W głównym konkursie festiwalu Camerimage można obejrzeć najciekawsze i najgłośniejsze filmy tego roku. W bydgoskiej Operze Nova błyskają flesze, gdy na scenie pojawiają się Terry Gilliam, John Turturro i inne wielkie osobistości tej imprezy. Ale w cieniu gwiazd toczą się inne konkursy. Debiutów, studenckich etiud. I dokumentów. Naprawdę pasjonujących.
Amerykanin z Pittsburgha Rocky Braat po raz pierwszy pojechał do Indii sześć lat temu. Chciał nabrać dystansu do własnych traum, zrestartować swoje życie. Ale w południowej prowincji Indii trafił do sierocińca dla dzieci zarażonych wirusem HIV i chorych na AIDS. I już nie potrafił o nich zapomnieć. Wrócił do Indii i żyje tam od pięciu lat. Wśród skazanych na śmierć dzieci, którym daje radość i poczucie, że w swoim losie nie są same. Namówił też swojego przyjaciela, reżysera Steve'a Hoovera, żeby przyjechał do Chennai z kamerą. Tak powstał film „Blood Brother".

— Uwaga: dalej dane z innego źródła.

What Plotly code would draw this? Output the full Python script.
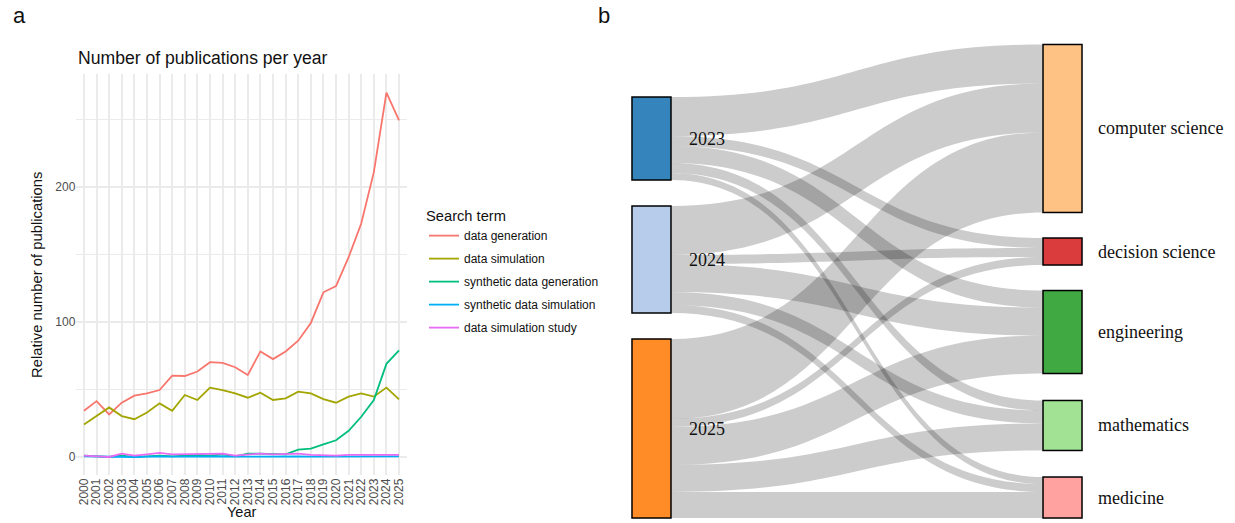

— Niedługo po przyjeździe spotkaliśmy rodzinę, w której mała dziewczynka była bardzo chora, umierała — mówi operator tego dokumentu John Pope. — Była noc, ojciec nie wiedział, co ma robić: czekać na uzdrowienie córki w świątyni, co radzili mu mieszkańcy wioski czy zawieźć ją do szpitala. Za namową Rocky'ego zdecydował się pokazać ją lekarzom. Potem pracowaliśmy w sierocińcu, z ponad trzydziestką chorych dzieci, które miały w sobie mnóstwo radości i kochały wręcz kamerę. Ale też na naszych oczach umierały. Jak się patrzy na takie sceny, technologia, światła stają się drugorzędne. Najważniejsze jest to, żeby łapać chwile, które już się nie powtórzą.
Dokument Hoovera „Blood Brother" wygrał festiwal w Sundance, a dziś jest jednym z głównych kandydatów do tegorocznych Oscarów. Zasłużenie. To niezwykły film, który wyciska łzy z oczu, a jednocześnie niesie nadzieję. I przypomina, że trzeba pięknie wykorzystać każdą chwilę życia.
„Blood Brothers" to perła w bydgoskim konkursie dokumentu. Ale tak naprawdę nie jedyna. Kręcąc „Wszędzie dobrze, gdzie nas nie ma" Rolando Colla przez osiem lat śledził losy bośniackiego pasterza, kubańskiego psychiatry i szwajcarskiej pielęgniarki. Pokazał ludzi bardzo różnych, a jednocześnie o tak podobnych marzeniach i pragnieniach. W „Prawach Matthew" Mark Schmidt próbuje zarejestrować rzeczywistość, z jaką zmaga się jego przyjaciel chory na autyzm. W „Which Way is the Front Line from Here? The Life and Times of Tim Hetherington" Sebastian Junger idzie śladem Tima Hetheringtona, który zginął w Libii niedługo po premierze ich wspólnego dokumentu „Wojna Restrepo". Składa hołd człowiekowi, który nie zważając na niebezpieczeństwo przekazywał widzom prawdę o koszmarze współczesnych wojen.